You should get something like this on your screen:
gi|2765658|emb|Z78533.1|CIZ78533
Seq('CGTAACAAGGTTTCCGTAGGTGAACCTGCGGAAGGATCATTGATGAGACCGTGG...CGC')
740
...
gi|2765564|emb|Z78439.1|PBZ78439
Seq('CATTGTTGAGATCACATAATAATTGATCGAGTTAATCTGGAGGATCTGTTTACT...GCC')
592
Simple GenBank parsing example
Now let’s load the GenBank file ls_orchid.gbk instead - notice that the code to do this is almost identical to the snippet used above for the FASTA file - the only difference is we change the filename and the format string:
>>> from Bio import SeqIO
>>> for seq_record in SeqIO.parse("ls_orchid.gbk", "genbank"):
... print(seq_record.id)
... print(repr(seq_record.seq))
... print(len(seq_record))
...
This should give:
Z78533.1
Seq('CGTAACAAGGTTTCCGTAGGTGAACCTGCGGAAGGATCATTGATGAGACCGTGG...CGC')
740
...
Z78439.1
Seq('CATTGTTGAGATCACATAATAATTGATCGAGTTAATCTGGAGGATCTGTTTACT...GCC')
592
You’ll notice that a shorter string has been used as the
seq_record.id
in this case.
I love parsing – please don’t stop talking about it!
Biopython has a lot of parsers, and each has its own little special
niches based on the sequence format it is parsing and all of that.
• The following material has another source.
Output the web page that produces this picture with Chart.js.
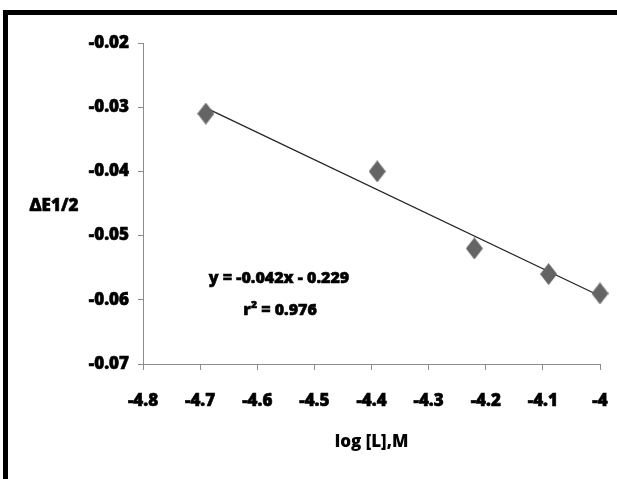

Chapter Sequence Input/Output covers Bio.SeqIO
in more detail,
while Chapter Sequence alignments introduces Bio.Align
for
sequence alignments.
While the most popular file formats have parsers integrated into
Bio.SeqIO
and/or Bio.AlignIO
, for some of the rarer and unloved
file formats there is either no parser at all, or an old parser which
has not been linked in yet. Please also check the wiki pages
http://biopython.org/wiki/SeqIO and http://biopython.org/wiki/AlignIO
for the latest information, or ask on the mailing list. The wiki pages
should include an up to date list of supported file types, and some
additional examples.
The next place to look for information about specific parsers and how to do cool things with them is in the Cookbook (Chapter Cookbook – Cool things to do with it of this Tutorial). If you don’t find the information you are looking for, please consider helping out your poor overworked documentors and submitting a cookbook entry about it! (once you figure out how to do it, that is!)
Connecting with biological databases
One of the very common things that you need to do in bioinformatics is extract information from biological databases. It can be quite tedious to access these databases manually, especially if you have a lot of repetitive work to do. Biopython attempts to save you time and energy by making some on-line databases available from Python scripts. Currently, Biopython has code to extract information from the following databases:
Entrez (and PubMed) from the NCBI – See Chapter Accessing NCBI’s Entrez databases.
ExPASy – See Chapter Swiss-Prot and ExPASy.
SCOP – See the
Bio.SCOP.search()
function.
The code in these modules basically makes it easy to write Python code that interact with the CGI scripts on these pages, so that you can get results in an easy to deal with format. In some cases, the results can be tightly integrated with the Biopython parsers to make it even easier to extract information.
What to do next
Now that you’ve made it this far, you hopefully have a good understanding of the basics of Biopython and are ready to start using it for doing useful work. The best thing to do now is finish reading this tutorial, and then if you want start snooping around in the source code, and looking at the automatically generated documentation.
Once you get a picture of what you want to do, and what libraries in Biopython will do it, you should take a peak at the Cookbook (Chapter Cookbook – Cool things to do with it), which may have example code to do something similar to what you want to do.
If you know what you want to do, but can’t figure out how to do it, please feel free to post questions to the main Biopython list (see http://biopython.org/wiki/Mailing_lists). This will not only help us answer your question, it will also allow us to improve the documentation so it can help the next person do what you want to do.
Enjoy the code!